*Instructions to follow:*
Retype the run of lines that opens with the line containing "Clone this diagram in TikZ." and closes with the line containing "([xshift=-6.5pt]mid) -- ([xshift=6.5pt]mid);", exactly and inclusively, but skip the pictures.

Plotting code records:
☆ ☆ ☆
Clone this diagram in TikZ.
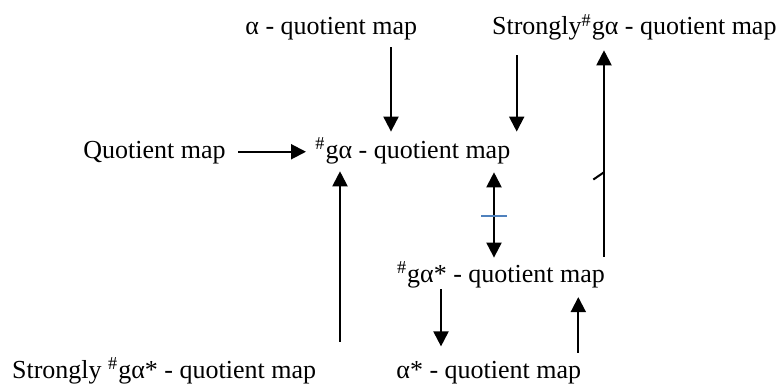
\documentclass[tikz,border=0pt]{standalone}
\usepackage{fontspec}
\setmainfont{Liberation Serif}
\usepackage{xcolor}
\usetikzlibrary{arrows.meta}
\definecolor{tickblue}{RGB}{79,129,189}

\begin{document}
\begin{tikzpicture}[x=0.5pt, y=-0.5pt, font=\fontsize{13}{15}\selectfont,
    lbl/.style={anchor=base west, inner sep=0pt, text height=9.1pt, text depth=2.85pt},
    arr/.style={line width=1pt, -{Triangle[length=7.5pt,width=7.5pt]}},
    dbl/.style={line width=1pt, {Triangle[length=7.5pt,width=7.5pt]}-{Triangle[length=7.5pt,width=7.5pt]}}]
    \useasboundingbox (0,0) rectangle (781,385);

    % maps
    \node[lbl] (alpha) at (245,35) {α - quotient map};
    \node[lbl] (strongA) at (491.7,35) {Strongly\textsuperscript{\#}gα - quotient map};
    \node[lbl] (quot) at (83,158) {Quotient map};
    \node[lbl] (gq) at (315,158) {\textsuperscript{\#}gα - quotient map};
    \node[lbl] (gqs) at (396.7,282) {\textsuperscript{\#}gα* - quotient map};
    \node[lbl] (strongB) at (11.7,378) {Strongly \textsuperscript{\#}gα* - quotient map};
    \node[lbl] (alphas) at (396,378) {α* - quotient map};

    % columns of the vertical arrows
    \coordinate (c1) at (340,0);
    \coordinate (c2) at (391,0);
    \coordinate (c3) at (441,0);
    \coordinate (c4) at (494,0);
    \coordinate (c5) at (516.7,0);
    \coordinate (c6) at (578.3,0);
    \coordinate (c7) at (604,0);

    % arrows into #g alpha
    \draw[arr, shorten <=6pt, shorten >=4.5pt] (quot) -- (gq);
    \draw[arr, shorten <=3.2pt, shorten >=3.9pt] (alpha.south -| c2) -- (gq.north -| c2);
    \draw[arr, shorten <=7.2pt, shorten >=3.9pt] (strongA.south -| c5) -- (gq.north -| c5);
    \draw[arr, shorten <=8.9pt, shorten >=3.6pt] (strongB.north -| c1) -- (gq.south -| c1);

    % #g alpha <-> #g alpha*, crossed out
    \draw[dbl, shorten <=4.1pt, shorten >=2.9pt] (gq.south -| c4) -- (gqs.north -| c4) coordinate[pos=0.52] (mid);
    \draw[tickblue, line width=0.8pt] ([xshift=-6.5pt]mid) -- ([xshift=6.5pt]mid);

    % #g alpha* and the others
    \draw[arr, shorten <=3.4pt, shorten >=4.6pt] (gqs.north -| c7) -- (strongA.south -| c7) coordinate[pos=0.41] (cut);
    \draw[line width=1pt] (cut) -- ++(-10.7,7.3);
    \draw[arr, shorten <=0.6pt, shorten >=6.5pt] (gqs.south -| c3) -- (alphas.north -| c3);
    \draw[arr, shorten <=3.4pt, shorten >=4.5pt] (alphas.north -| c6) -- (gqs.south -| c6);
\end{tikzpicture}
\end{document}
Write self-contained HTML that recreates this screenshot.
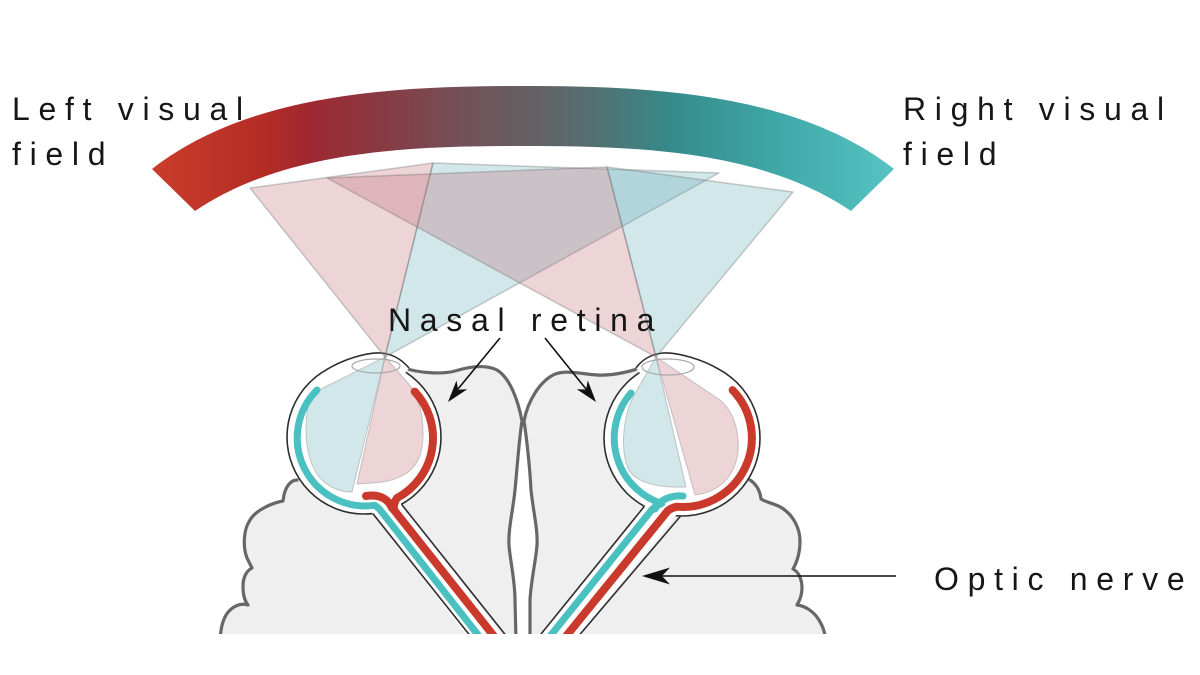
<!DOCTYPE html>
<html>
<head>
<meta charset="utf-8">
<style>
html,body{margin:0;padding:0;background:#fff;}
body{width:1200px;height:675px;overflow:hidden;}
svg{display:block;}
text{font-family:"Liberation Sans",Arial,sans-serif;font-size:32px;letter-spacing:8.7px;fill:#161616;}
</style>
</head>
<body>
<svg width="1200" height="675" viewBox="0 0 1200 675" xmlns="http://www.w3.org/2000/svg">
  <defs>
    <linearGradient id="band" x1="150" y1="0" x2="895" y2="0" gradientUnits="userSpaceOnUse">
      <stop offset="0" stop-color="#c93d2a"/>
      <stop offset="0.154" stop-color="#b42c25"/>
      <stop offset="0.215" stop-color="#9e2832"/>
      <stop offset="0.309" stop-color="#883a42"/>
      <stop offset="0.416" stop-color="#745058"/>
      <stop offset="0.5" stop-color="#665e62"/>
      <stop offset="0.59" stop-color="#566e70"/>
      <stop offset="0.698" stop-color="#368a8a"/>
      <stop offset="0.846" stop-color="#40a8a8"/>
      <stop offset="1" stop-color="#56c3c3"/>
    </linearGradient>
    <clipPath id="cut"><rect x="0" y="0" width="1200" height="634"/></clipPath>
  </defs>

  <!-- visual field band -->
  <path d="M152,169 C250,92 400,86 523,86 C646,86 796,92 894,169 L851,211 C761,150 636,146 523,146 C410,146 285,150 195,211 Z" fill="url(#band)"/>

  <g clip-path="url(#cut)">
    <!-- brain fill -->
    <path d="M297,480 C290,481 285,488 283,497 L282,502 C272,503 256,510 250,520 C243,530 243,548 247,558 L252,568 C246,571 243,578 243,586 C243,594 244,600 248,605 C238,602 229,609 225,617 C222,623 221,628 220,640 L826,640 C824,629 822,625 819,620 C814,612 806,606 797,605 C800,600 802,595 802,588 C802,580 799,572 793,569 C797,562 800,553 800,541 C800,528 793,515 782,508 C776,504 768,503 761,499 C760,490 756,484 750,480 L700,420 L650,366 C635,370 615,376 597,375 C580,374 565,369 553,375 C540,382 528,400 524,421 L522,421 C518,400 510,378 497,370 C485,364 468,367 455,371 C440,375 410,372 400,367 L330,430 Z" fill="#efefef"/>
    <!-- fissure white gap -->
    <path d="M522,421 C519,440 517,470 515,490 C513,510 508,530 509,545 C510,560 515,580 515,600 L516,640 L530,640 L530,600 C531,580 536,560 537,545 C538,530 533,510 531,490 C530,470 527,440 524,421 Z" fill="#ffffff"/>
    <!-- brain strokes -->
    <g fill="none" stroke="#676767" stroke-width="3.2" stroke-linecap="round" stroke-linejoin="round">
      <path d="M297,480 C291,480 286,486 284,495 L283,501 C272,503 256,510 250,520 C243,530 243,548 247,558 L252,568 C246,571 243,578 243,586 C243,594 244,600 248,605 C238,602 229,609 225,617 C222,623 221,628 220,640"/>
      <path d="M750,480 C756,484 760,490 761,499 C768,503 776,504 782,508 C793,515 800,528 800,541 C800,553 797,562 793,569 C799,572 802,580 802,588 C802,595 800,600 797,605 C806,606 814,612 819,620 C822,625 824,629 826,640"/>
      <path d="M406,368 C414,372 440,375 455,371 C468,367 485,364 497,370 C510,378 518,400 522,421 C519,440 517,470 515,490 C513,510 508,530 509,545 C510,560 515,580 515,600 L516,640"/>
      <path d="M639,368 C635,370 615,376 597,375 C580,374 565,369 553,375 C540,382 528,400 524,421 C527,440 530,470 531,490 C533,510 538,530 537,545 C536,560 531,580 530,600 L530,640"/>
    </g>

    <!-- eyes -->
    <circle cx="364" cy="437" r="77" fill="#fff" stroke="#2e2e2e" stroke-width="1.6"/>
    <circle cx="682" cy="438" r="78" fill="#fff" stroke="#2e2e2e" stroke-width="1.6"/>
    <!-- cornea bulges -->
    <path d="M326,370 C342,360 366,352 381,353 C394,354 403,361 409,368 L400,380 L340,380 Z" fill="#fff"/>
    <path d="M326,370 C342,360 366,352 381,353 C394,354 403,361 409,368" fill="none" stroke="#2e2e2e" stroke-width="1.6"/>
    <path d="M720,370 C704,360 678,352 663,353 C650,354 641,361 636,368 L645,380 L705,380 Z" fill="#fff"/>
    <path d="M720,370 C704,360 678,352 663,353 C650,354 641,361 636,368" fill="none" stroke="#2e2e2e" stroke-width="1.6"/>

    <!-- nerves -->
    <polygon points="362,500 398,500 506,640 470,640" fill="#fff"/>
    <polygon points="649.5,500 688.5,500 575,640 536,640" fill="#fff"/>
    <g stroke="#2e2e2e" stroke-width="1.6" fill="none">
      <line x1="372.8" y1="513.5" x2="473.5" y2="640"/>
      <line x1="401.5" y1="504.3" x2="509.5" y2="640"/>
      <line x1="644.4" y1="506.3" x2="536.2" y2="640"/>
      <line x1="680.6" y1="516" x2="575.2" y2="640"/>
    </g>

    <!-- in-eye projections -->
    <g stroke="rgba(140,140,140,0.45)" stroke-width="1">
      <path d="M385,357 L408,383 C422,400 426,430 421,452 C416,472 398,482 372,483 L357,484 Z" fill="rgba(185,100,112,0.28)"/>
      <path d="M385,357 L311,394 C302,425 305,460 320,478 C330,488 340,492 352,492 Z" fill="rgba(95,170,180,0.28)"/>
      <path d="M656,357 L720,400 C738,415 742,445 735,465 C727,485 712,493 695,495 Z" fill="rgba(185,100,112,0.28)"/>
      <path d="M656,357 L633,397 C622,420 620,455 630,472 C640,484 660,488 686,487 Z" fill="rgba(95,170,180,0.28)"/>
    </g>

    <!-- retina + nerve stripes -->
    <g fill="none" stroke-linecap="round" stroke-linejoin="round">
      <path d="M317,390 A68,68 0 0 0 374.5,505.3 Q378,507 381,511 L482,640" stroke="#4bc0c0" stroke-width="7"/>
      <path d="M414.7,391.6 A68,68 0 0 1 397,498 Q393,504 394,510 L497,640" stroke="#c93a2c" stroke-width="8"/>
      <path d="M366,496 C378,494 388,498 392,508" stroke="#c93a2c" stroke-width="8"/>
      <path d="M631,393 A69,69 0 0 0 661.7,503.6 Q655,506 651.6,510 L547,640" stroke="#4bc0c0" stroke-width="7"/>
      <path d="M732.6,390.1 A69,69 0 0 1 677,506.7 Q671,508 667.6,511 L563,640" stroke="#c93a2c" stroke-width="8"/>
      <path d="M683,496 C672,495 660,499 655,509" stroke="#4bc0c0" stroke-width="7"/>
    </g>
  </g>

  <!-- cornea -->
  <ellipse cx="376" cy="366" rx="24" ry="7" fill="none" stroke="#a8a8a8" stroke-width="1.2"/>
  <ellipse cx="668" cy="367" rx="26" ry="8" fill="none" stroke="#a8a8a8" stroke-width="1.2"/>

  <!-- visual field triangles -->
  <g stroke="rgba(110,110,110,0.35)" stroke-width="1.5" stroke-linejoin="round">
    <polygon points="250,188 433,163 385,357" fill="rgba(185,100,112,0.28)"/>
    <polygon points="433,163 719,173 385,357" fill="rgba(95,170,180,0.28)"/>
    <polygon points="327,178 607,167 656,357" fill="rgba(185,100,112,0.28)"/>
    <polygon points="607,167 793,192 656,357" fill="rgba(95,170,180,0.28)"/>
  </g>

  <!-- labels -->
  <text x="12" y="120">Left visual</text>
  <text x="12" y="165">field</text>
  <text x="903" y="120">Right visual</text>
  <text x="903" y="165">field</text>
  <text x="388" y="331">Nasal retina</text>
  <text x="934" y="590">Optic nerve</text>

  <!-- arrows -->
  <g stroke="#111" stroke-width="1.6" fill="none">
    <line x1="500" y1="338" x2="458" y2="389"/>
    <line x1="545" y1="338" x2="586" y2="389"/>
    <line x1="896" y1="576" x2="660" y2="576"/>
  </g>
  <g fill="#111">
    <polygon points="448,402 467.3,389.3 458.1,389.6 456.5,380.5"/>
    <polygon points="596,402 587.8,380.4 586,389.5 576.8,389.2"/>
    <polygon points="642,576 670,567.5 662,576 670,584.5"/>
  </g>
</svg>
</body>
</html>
☆ ☆ ☆
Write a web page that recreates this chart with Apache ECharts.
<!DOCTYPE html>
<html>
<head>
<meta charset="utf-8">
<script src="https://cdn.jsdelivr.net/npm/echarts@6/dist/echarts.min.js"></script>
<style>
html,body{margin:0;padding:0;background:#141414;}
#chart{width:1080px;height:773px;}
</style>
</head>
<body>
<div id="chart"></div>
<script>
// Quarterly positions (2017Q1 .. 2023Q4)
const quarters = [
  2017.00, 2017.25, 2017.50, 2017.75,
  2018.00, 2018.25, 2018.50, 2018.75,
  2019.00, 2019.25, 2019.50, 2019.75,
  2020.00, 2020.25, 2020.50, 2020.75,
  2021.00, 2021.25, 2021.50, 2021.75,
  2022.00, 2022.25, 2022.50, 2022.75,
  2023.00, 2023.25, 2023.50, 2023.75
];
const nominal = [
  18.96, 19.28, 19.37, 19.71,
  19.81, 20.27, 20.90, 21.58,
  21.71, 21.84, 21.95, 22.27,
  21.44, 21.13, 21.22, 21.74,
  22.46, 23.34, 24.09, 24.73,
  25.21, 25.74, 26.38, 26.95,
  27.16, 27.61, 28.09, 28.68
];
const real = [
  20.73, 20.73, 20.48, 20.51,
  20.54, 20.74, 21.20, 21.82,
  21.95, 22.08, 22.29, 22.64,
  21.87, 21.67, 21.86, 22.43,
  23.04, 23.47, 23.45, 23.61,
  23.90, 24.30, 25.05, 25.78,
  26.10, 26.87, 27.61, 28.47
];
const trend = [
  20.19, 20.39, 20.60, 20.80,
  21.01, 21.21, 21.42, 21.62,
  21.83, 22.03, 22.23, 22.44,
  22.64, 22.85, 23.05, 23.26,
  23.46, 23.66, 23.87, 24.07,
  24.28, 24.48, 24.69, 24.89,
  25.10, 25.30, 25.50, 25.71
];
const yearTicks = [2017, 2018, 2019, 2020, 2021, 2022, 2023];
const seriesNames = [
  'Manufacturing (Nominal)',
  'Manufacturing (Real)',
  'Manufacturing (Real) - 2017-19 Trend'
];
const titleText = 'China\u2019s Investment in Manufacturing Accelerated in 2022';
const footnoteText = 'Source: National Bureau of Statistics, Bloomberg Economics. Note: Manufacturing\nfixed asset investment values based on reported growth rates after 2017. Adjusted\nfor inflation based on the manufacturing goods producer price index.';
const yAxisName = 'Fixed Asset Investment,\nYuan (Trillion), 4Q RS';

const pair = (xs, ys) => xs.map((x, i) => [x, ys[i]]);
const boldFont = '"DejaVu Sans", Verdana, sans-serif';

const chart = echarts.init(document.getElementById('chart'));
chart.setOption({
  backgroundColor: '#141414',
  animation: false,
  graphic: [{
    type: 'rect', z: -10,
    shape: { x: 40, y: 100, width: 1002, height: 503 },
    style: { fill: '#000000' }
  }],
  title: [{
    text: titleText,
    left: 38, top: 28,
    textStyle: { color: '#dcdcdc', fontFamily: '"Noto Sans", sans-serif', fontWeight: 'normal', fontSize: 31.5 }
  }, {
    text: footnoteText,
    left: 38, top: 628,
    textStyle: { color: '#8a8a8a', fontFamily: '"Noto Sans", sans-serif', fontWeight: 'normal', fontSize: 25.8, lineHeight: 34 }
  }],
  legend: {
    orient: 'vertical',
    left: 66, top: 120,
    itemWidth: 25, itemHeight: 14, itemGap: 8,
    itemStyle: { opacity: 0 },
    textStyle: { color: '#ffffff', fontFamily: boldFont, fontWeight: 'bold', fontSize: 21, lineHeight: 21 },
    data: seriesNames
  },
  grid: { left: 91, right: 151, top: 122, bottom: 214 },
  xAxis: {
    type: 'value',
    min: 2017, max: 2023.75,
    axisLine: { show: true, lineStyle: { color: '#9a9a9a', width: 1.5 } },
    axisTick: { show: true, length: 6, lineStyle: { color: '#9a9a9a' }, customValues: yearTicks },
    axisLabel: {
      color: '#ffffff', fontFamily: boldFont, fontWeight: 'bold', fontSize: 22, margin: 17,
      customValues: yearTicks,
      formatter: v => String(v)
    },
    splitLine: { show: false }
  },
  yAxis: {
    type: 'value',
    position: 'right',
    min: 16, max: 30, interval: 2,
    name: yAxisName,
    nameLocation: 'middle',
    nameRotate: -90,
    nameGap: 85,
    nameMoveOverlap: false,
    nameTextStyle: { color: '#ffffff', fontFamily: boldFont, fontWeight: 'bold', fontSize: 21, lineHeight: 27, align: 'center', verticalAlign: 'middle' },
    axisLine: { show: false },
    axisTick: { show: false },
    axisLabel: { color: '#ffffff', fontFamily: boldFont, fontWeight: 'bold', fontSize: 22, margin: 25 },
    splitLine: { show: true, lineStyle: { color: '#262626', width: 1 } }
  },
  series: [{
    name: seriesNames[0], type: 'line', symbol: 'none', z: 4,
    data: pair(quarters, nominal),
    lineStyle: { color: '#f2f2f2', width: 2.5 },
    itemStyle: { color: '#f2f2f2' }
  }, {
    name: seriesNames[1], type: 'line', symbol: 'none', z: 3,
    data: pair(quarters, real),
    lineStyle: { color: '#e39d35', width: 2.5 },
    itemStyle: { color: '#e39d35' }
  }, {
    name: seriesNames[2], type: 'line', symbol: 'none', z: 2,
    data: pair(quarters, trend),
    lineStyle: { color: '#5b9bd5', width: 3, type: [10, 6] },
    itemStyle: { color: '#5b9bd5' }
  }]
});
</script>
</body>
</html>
☆ ☆ ☆
*Task answer:*
Clone this diagram in TikZ.
\documentclass[tikz,border=0pt]{standalone}
\usepackage{fontspec}
\setmainfont{Liberation Serif}
\usepackage{xcolor}
\usetikzlibrary{arrows.meta}
\definecolor{tickblue}{RGB}{79,129,189}

\begin{document}
\begin{tikzpicture}[x=0.5pt, y=-0.5pt, font=\fontsize{13}{15}\selectfont,
    lbl/.style={anchor=base west, inner sep=0pt, text height=9.1pt, text depth=2.85pt},
    arr/.style={line width=1pt, -{Triangle[length=7.5pt,width=7.5pt]}},
    dbl/.style={line width=1pt, {Triangle[length=7.5pt,width=7.5pt]}-{Triangle[length=7.5pt,width=7.5pt]}}]
    \useasboundingbox (0,0) rectangle (781,385);

    % maps
    \node[lbl] (alpha) at (245,35) {α - quotient map};
    \node[lbl] (strongA) at (491.7,35) {Strongly\textsuperscript{\#}gα - quotient map};
    \node[lbl] (quot) at (83,158) {Quotient map};
    \node[lbl] (gq) at (315,158) {\textsuperscript{\#}gα - quotient map};
    \node[lbl] (gqs) at (396.7,282) {\textsuperscript{\#}gα* - quotient map};
    \node[lbl] (strongB) at (11.7,378) {Strongly \textsuperscript{\#}gα* - quotient map};
    \node[lbl] (alphas) at (396,378) {α* - quotient map};

    % columns of the vertical arrows
    \coordinate (c1) at (340,0);
    \coordinate (c2) at (391,0);
    \coordinate (c3) at (441,0);
    \coordinate (c4) at (494,0);
    \coordinate (c5) at (516.7,0);
    \coordinate (c6) at (578.3,0);
    \coordinate (c7) at (604,0);

    % arrows into #g alpha
    \draw[arr, shorten <=6pt, shorten >=4.5pt] (quot) -- (gq);
    \draw[arr, shorten <=3.2pt, shorten >=3.9pt] (alpha.south -| c2) -- (gq.north -| c2);
    \draw[arr, shorten <=7.2pt, shorten >=3.9pt] (strongA.south -| c5) -- (gq.north -| c5);
    \draw[arr, shorten <=8.9pt, shorten >=3.6pt] (strongB.north -| c1) -- (gq.south -| c1);

    % #g alpha <-> #g alpha*, crossed out
    \draw[dbl, shorten <=4.1pt, shorten >=2.9pt] (gq.south -| c4) -- (gqs.north -| c4) coordinate[pos=0.52] (mid);
    \draw[tickblue, line width=0.8pt] ([xshift=-6.5pt]mid) -- ([xshift=6.5pt]mid);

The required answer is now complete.